Agriculture. Le défi des insulaires

Le Bréhatin François Letron devant quelques fruitiers exploités dans le GAEC à quatre dont il fait partie. (Photo Armelle Menguy)
Comment s’installer ou transmettre quand on est agriculteur sur une île ? Alors que la question sera débattue, samedi et dimanche, lors du Festival des îles du Ponant à Groix (56), un réseau agricole des îles atlantiques (RAIA) est né, sous l’impulsion notamment du Bréhatin François Letron.

Maraîcher légumier, arboriculteur et récoltant d’algues. En 35 ans, François Letron est devenu une vraie figure locale sur l’île de Bréhat (22). En bio et en circuit court depuis le début, il pense, à 58 ans, prendre sa retraite, et est passé sous forme sociétaire pour faciliter sa transmission. Car pour le paysan qu’il est, voir s’installer des jeunes sur les îles de la façade atlantique et faire en sorte que les exploitations existantes puissent passer le relais dans de bonnes conditions est devenu un acte militant.

L’exemple transposable de Bréhat

 

« La problématique sur les îles est qu’un bâtiment, s’il n’est pas bien classé en mode agricole, peut vite se transformer en vocation touristique ou en loft pour un particulier aisé. Le lucratif pourrait alors pendre le pas sur les produits de première nécessité, d’autant que les baux ruraux ne prennent pas en compte le mode d’exploitation, comme le bio par exemple et que les normes environnementales n’ont pas encore intégré l’approvisionnement local ; seuls les paysages et les sites sont pris en compte. Nous sommes donc dans des attentes sociétales face à des lois pas toujours très synchronisées ! », rappelle celui qui est le vice-président du tout nouveau réseau, présidé par Georges Birault, à l’île d’Yeu (Vendée).

Le Bréhatin François Letron devant quelques fruitiers exploités dans le GAEC à quatre dont il fait partie. (Photo Armelle Menguy)

« Pour nous, faire venir des produits du continent n’est pas un bon choix. Cela suppose un coût de transport, des prix plus élevés, des dépenses de carburant. Les circuits courts et le produire et consommer local sont à privilégier et c’est ça que nous mettons dans la balance, d’où la création d’un poste pour Naila Bedrani, ingénieure agronome, dès le mois d’octobre.

Elle a réalisé une étude sur nos enjeux et perspectives, comme sur les possibilités d’un développement de l’agriculture à Bréhat. Son travail synthétise les problématiques rencontrées sur toutes les îles ».
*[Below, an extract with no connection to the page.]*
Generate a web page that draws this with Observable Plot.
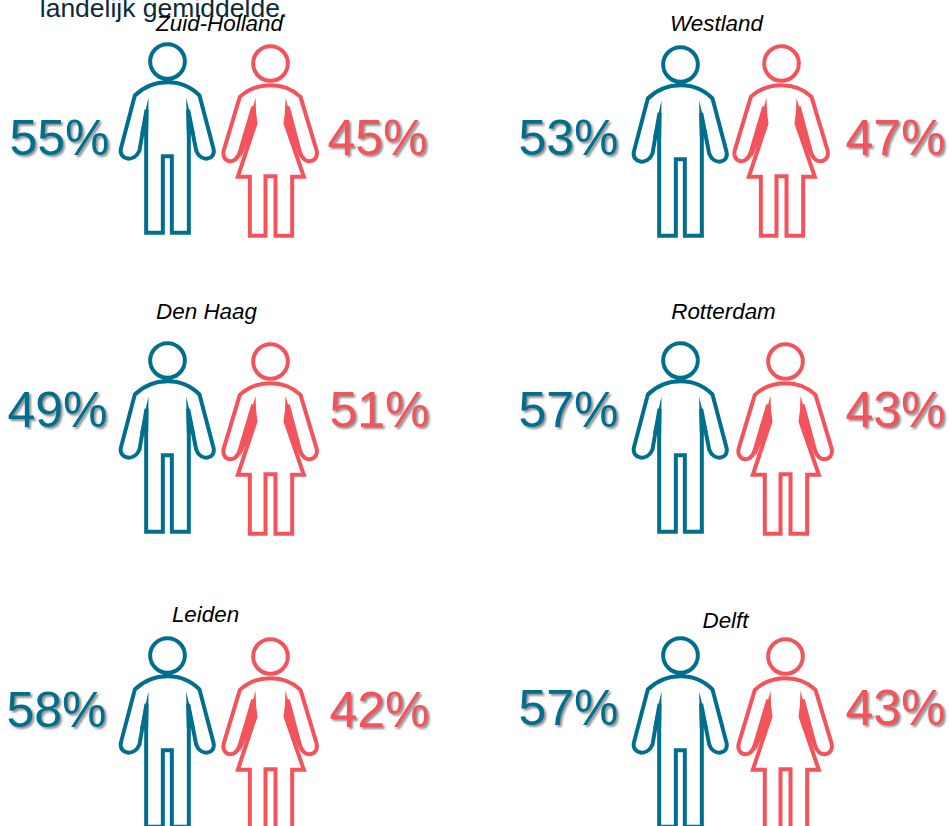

Un choix politique de la part des élus

 

À Bréhat, il y a 400 habitants à l’année pour 318 ha de terres agricoles et cinq agriculteurs. « Nous sommes dans une très bonne dynamique, avec des reprises et des installations qui se font depuis 2016, ce qui n’est pas le cas partout. Pour autant, sur l’île, tous ceux qui ont des envies agricoles ne trouvent pas de réponse face au nouveau plan local d’urbanisme. Ce PLU pourrait, par exemple, fragiliser les tunnels anti-froid et anti-humidité dans nos cultures de tomates, salades et autres légumes de ratatouille. Or, ils nous sont indispensables pour nos marchés et approvisionnements d’été, période durant laquelle on ne vend pas de choux, et le microclimat bréhatin, s’il nous préserve du gel, nous oblige quand même à avoir recours aux serres ».

Le réseau agricole des îles atlantiques est donc né de tout cela. Il compte près de 30 producteurs installés sur toutes les îles. Tous très motivés et militants autour de l’avenir de l’agriculture en territoire insulaire. Samedi, à Groix, une porte ouverte à la ferme d’Yves et Isabelle Guellou aura lieu à partir de 15 h ; un débat avec les acteurs du réseau agricole aura lieu à 17 h et, à 19 h, sera organisée une rencontre avec tous les maires des îles du Ponant sur l’existence même du réseau. « À Bréhat, en 2017, on avait déjà rencontré des élus. On les sait sensibilisés mais ils ont un choix politique à faire autour de nos microfilières et chaque île a ses spécificités », évoque François Letron.